Starting at the first line of the data, print each line verbatim up to and including the line bearing "const dt = 0.00024;", omitting pictures.

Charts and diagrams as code
******************************
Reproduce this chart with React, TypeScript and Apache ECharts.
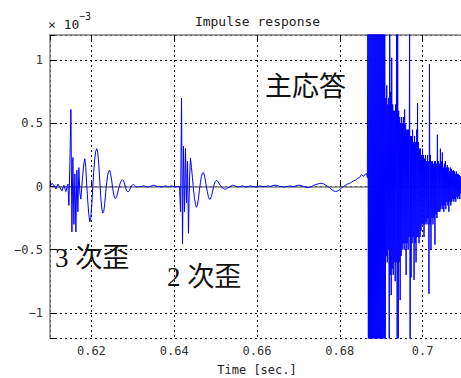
import React, { useEffect, useRef } from 'react';
import * as echarts from 'echarts';

// sample spacing (seconds) of the hand-read waveform
const dt = 0.00024;

// quiet start, read every 2 samples
const preNoise = [0.0, 0.025, 0.01, -0.02, 0.02, -0.01, -0.035, 0.01, -0.04];
// 3rd-order distortion burst
const burst3rd = [
  0.02, -0.15, 0.2, 0.61, -0.36, 0.23, -0.3, 0.1, -0.36, 0.13, -0.2, 0.15, -0.05, -0.1, 0.0, 0.1,
  0.18, 0.22, 0.15, 0.0, -0.12, -0.22, -0.28, -0.25, -0.15, 0.0, 0.12, 0.22, 0.28, 0.3, 0.27, 0.18,
  0.05, -0.08, -0.17, -0.21, -0.2, -0.14, -0.05, 0.03, 0.09, 0.12, 0.13, 0.1, 0.05, -0.01, -0.06,
  -0.09, -0.095, -0.08, -0.05, -0.02, 0.01, 0.035, 0.05, 0.053, 0.045, 0.02, -0.01, -0.03, -0.04,
  -0.04, -0.03, -0.01, 0.005, 0.013, 0.015, 0.01, 0.003, -0.005, -0.005, 0.0, 0.0,
];
// quiet gap, read every 2 samples
const quiet1 = [0.0, 0.005, 0.0, -0.005, 0.0, 0.005, 0.01, 0.005, 0.0, 0.0, -0.005, 0.0, 0.005, 0.0, 0.0, 0.005, 0.0, -0.005, 0.0];
// 2nd-order distortion burst
const burst2nd = [
  0.0, -0.2, 0.7, -0.455, 0.32, -0.2, 0.3, -0.13, 0.2, -0.37, 0.05, 0.225, 0.15, 0.07, -0.02, -0.09,
  -0.14, -0.165, -0.15, -0.1, -0.03, 0.03, 0.08, 0.105, 0.11, 0.09, 0.05, 0.0, -0.04, -0.08, -0.1,
  -0.1, -0.08, -0.05, -0.01, 0.02, 0.04, 0.048, 0.045, 0.035, 0.02, 0.01, 0.0, -0.01, -0.015, -0.02,
  -0.02, -0.02, -0.015, -0.01, -0.005, 0.0, 0.005, 0.01, 0.01, 0.008, 0.005, 0.0, 0.0, -0.005, 0.0,
];
// quiet gap before the main response, read every 2 samples
const quiet2 = [
  0.0, 0.005, 0.0, -0.005, 0.0, 0.005, 0.0, 0.0, -0.005, 0.0, 0.005, 0.0, 0.0, 0.0, 0.005, 0.0,
  0.005, 0.01, 0.01, 0.005, 0.0, 0.0, -0.005, 0.0, 0.0, 0.005, 0.0, 0.0, 0.005, 0.01, 0.01, 0.005,
  0.0, -0.005, -0.01, -0.005, 0.0, 0.01, 0.015, 0.02, 0.025, 0.025, 0.02, 0.01, 0.0, -0.01, -0.025,
  -0.035, -0.04, -0.035, -0.025, -0.01, 0.0, 0.01, 0.02, 0.025, 0.035, 0.045, 0.05, 0.065, 0.07,
  0.095, 0.08, 0.1,
];
// main response, read every half sample (high / low pairs)
const mainBurst = [
  0.1, 0.07,
  1.5, -1.5, 1.5, -1.5, 1.5, -1.5, 1.5, -1.5, 1.5, -1.5, 1.5, -1.5, 1.5, -1.5, 1.5, -1.5,
  1.5, -1.5, 1.5, -1.5, 1.5, -1.5, 1.5, -1.5, 1.5, -1.5, 1.5, -1.5, 1.5, -1.5, 1.5, -1.5,
  1.5, -1.5, 1.5, -1.5,
  0.7, -0.55, 0.8, -0.6, 0.65, -0.5, 0.7, -1.5, 1.5, -0.7, 0.75, -0.86, 1.02, -0.65, 0.65, -0.7,
  0.6, -0.6, 0.6, -0.75, 0.65, -0.6, 1.5, -1.5, 1.5, -1.5, 0.6, -0.6, 0.55, -0.9, 0.5, -0.55,
  0.55, -0.5, 0.5, -0.45, 0.55, -0.5, 0.61, -0.45, 0.5, -0.7, 0.45, -0.45, 0.45, -0.5, 0.45, -0.4,
  1.5, -1.5, 0.4, -0.72, 0.4, -0.45, 0.45, -0.4, 0.35, -0.74, 0.4, -0.45, 0.35, -0.6, 0.45, -0.4,
  0.66, -0.4, 0.35, -0.45, 0.3, -0.4, 0.3, -0.35, 0.25, -0.3, 0.3, -0.3, 0.25, -0.4, 0.22, -0.3,
  0.25, -0.28, 0.2, -0.3, 0.25, -0.25, 0.2, -0.85, 0.97, -0.3, 0.25, -0.5, 0.2, -0.25, 0.2, -0.3,
  0.18, -0.25, 0.2, -0.46, 0.2, -0.22, 0.18, -0.25, 0.41, -0.2, 0.2, -0.2, 0.18, -0.2, 0.3, -0.18,
  0.2, -0.15, 0.27, -0.18, 0.15, -0.2, 0.18, -0.15, 0.2, -0.18, 0.15, -0.12, 0.17, -0.15, 0.15, -0.2,
  0.12, -0.12, 0.15, -0.15, 0.14, -0.12, 0.12, -0.1, 0.13, -0.12, 0.12, -0.1, 0.1, -0.12, 0.12, -0.08,
  0.1, -0.1, 0.1, -0.08, 0.09, -0.1, 0.08, -0.06,
];

const segments = [
  { start: 0.61, stride: 2, values: preNoise },
  { start: 0.61433, stride: 1, values: burst3rd },
  { start: 0.63214, stride: 2, values: quiet1 },
  { start: 0.64129, stride: 1, values: burst2nd },
  { start: 0.65597, stride: 2, values: quiet2 },
  { start: 0.68654, stride: 0.5, values: mainBurst },
];

const xTicks = [0.62, 0.64, 0.66, 0.68, 0.7];
const xTickLabels = ['0.62', '0.64', '0.66', '0.68', '0.7'];
const yTicks = [-1, -0.5, 0, 0.5, 1];
const yTickLabels = ['\u22121', '\u22120.5', '0', '0.5', '1'];

const annotations = [
  { text: '主応答', x: 265, y: 87 },
  { text: '3 次歪', x: 55, y: 258 },
  { text: '2 次歪', x: 167, y: 277 },
];

const MONO = '"DejaVu Sans Mono", monospace';
const SERIF = '"Liberation Serif", "Noto Sans CJK JP", serif';

function labelFor(v: number, ticks: number[], labels: string[]) {
  const i = ticks.findIndex((t) => Math.abs(t - v) < 1e-9);
  return i >= 0 ? labels[i] : '';
}

export default function App() {
  const ref = useRef<HTMLDivElement>(null);
  useEffect(() => {
    if (!ref.current) return;
    const chart = echarts.init(ref.current, null, { renderer: 'svg' });
    const data = segments.flatMap((s) => s.values.map((v, i) => [s.start + i * s.stride * dt, v]));
    const axisLine = { show: true, lineStyle: { color: '#808080', width: 1.5 } };
    const tick = { show: true, inside: true, length: 5, lineStyle: { color: '#000', width: 1 } };
    const split = { show: true, lineStyle: { color: '#000', type: [2, 3], width: 1 } };
    chart.setOption({
      animation: false,
      backgroundColor: '#fff',
      grid: { left: 50, right: -3, top: 35, bottom: 40, containLabel: false, outerBoundsMode: 'none' },
      xAxis: [
        {
          type: 'value', min: 0.61, max: 0.71, splitNumber: 5, position: 'bottom',
          axisLine, axisTick: tick, splitLine: split,
          axisLabel: {
            margin: 7, color: '#333', fontSize: 12, fontFamily: MONO,
            formatter: (v: number) => labelFor(v, xTicks, xTickLabels),
          },
          name: 'Time [sec.]', nameLocation: 'middle', nameGap: 26,
          nameTextStyle: { color: '#222', fontSize: 12, fontFamily: MONO },
        },
        {
          type: 'value', min: 0.61, max: 0.71, splitNumber: 5, position: 'top',
          axisLine, axisTick: tick, splitLine: { show: false }, axisLabel: { show: false },
        },
      ],
      yAxis: {
        type: 'value', min: -1.2, max: 1.2, splitNumber: 5,
        axisLine, axisTick: tick, splitLine: split,
        axisLabel: {
          margin: 7, color: '#333', fontSize: 12, fontFamily: MONO,
          formatter: (v: number) => labelFor(v, yTicks, yTickLabels),
        },
      },
      series: [
        {
          type: 'line', data, showSymbol: false, symbol: 'none', clip: true,
          lineStyle: { color: '#0000ff', width: 1 }, itemStyle: { color: '#0000ff' },
        },
      ],
      graphic: [
        { type: 'text', x: 257.5, y: 21, style: { text: 'Impulse response', font: `13px ${MONO}`, fill: '#222', align: 'center', verticalAlign: 'middle' } },
        { type: 'text', x: 48, y: 24, style: { text: '× 10', font: `13px ${MONO}`, fill: '#222', align: 'left', verticalAlign: 'middle' } },
        { type: 'text', x: 79, y: 16, style: { text: '\u22123', font: `10px ${MONO}`, fill: '#222', align: 'left', verticalAlign: 'middle' } },
        ...annotations.map((a) => ({
          type: 'text', x: a.x, y: a.y, z: 10,
          style: { text: a.text, font: `27px ${SERIF}`, fill: '#111', align: 'left', verticalAlign: 'middle' },
        })),
      ],
    });
    return () => chart.dispose();
  }, []);
  return <div ref={ref} style={{ position: 'fixed', left: 0, top: 0, width: 461, height: 378 }} />;
}
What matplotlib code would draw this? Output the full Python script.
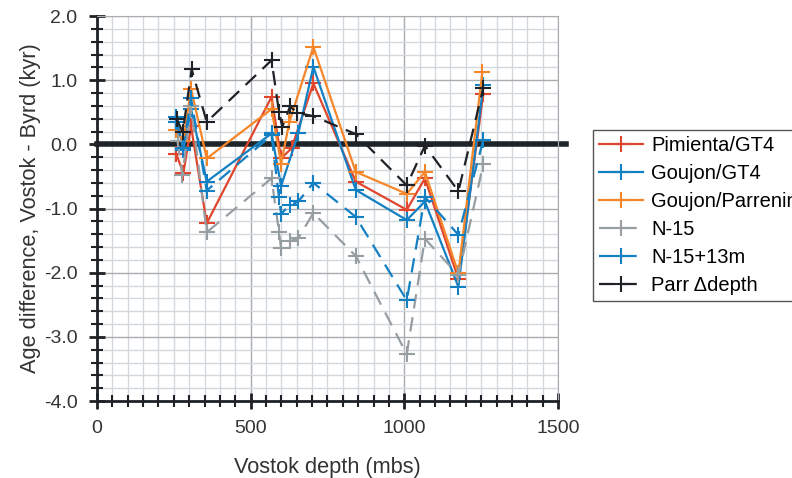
import matplotlib.pyplot as plt
from matplotlib.ticker import MultipleLocator

plt.rcParams['font.family'] = ['Liberation Sans', 'DejaVu Sans']

# Data (depth in mbs, age difference in kyr)
pim_depth = [258, 281, 306, 357, 568, 599, 633, 704, 842, 1008, 1067, 1176, 1257]
pim_diff = [-0.15, -0.45, 0.28, -1.23, 0.74, -0.22, -0.06, 0.95, -0.58, -1.02, -0.53, -2.10, 0.79]

gou_depth = [258, 281, 306, 357, 568, 599, 655, 704, 842, 1008, 1067, 1176, 1257]
gou_diff = [0.43, -0.09, 0.55, -0.58, 0.17, -0.65, 0.17, 1.21, -0.71, -1.18, -0.89, -2.22, 0.92]

par_depth = [258, 281, 306, 357, 568, 599, 626, 704, 842, 1008, 1067, 1176, 1254]
par_diff = [0.22, 0.05, 0.87, -0.22, 0.55, -0.30, 0.35, 1.52, -0.43, -0.77, -0.43, -2.01, 1.13]

n15_depth = [262, 278, 306, 357, 568, 592, 599, 628, 655, 704, 842, 1008, 1067, 1176, 1257]
n15_diff = [0.05, -0.48, 0.6, -1.37, -0.53, -1.36, -1.62, -1.51, -1.46, -1.07, -1.74, -3.27, -1.47, -2.04, -0.31]

n13_depth = [258, 281, 306, 357, 568, 592, 599, 628, 655, 704, 842, 1008, 1067, 1176, 1257]
n13_diff = [0.35, -0.05, 0.72, -0.72, 0.14, -0.82, -1.08, -0.95, -0.89, -0.60, -1.13, -2.43, -0.82, -1.41, 0.07]

parr_depth = [259, 279, 308, 357, 568, 592, 603, 628, 652, 704, 842, 1008, 1067, 1176, 1257]
parr_diff = [0.40, 0.19, 1.17, 0.35, 1.31, 0.51, 0.27, 0.59, 0.49, 0.44, 0.16, -0.64, -0.02, -0.73, 0.88]

fig = plt.figure(figsize=(7.92, 4.78), dpi=100)
ax = fig.add_axes([0.1225, 0.161, 0.582, 0.8055])

dash = (0, (6.5, 4))
common = dict(marker="+", markersize=11, markeredgewidth=1.5, linewidth=1.6)
ax.plot(pim_depth, pim_diff, color="#e0452e", label="Pimienta/GT4", **common)
ax.plot(gou_depth, gou_diff, color="#1480c4", label="Goujon/GT4", **common)
ax.plot(par_depth, par_diff, color="#f5862a", label="Goujon/Parrenin", **common)
ax.plot(n15_depth, n15_diff, color="#979ea2", linestyle=dash, label="N-15", **common)
ax.plot(n13_depth, n13_diff, color="#1480c4", linestyle=dash, label="N-15+13m", **common)
ax.plot(parr_depth, parr_diff, color="#1e2226", linestyle=dash, label="Parr \u0394depth", **common)

# thick zero line, running a bit past the right edge
ax.plot([0, 1525], [0, 0], color="#1e2428", linewidth=4, clip_on=False, zorder=1.5)

ax.set_xlim(0, 1500)
ax.set_ylim(-4, 2)
ax.xaxis.set_major_locator(MultipleLocator(500))
ax.xaxis.set_minor_locator(MultipleLocator(50))
ax.yaxis.set_major_locator(MultipleLocator(1))
ax.yaxis.set_minor_locator(MultipleLocator(0.2))
ax.yaxis.set_major_formatter(lambda v, p: f"{v:.1f}")

ax.grid(which="minor", color="#d3d8dc", linewidth=1)
ax.grid(which="major", color="#a9adb1", linewidth=1)
ax.set_axisbelow(True)

for side in ["top", "right"]:
    ax.spines[side].set_color("#a9adb1")
for side in ["left", "bottom"]:
    ax.spines[side].set_color("#1e2226")
    ax.spines[side].set_linewidth(2)

ax.tick_params(which="major", direction="inout", length=12, width=2, color="#1e2226",
               labelsize=14, labelcolor="#333333", pad=8)
ax.tick_params(which="minor", direction="inout", length=8, width=1.5, color="#1e2226")
ax.tick_params(top=False, right=False, which="both")

ax.set_xlabel("Vostok depth (mbs)", fontsize=15.7, color="#333333", labelpad=14)
ax.set_ylabel("Age difference, Vostok - Byrd (kyr)", fontsize=15.7, color="#333333", labelpad=2)

fig.legend(loc="upper left", bbox_to_anchor=(593 / 792, 1 - 130 / 478), fontsize=14.5,
           frameon=True, fancybox=False, edgecolor="#555555", handlelength=2.2,
           labelspacing=0.45, borderpad=0.3, handletextpad=0.4, framealpha=1,
           borderaxespad=0)

fig.savefig("out.png", dpi=100)
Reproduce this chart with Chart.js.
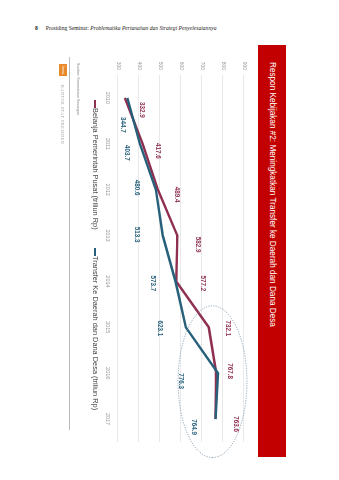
******************************
■ Correct result:
Reproduce this chart with React, TypeScript and Apache ECharts.
import React, { useEffect, useRef } from 'react';
import * as echarts from 'echarts';

// sample spacing (seconds) of the hand-read waveform
const dt = 0.00024;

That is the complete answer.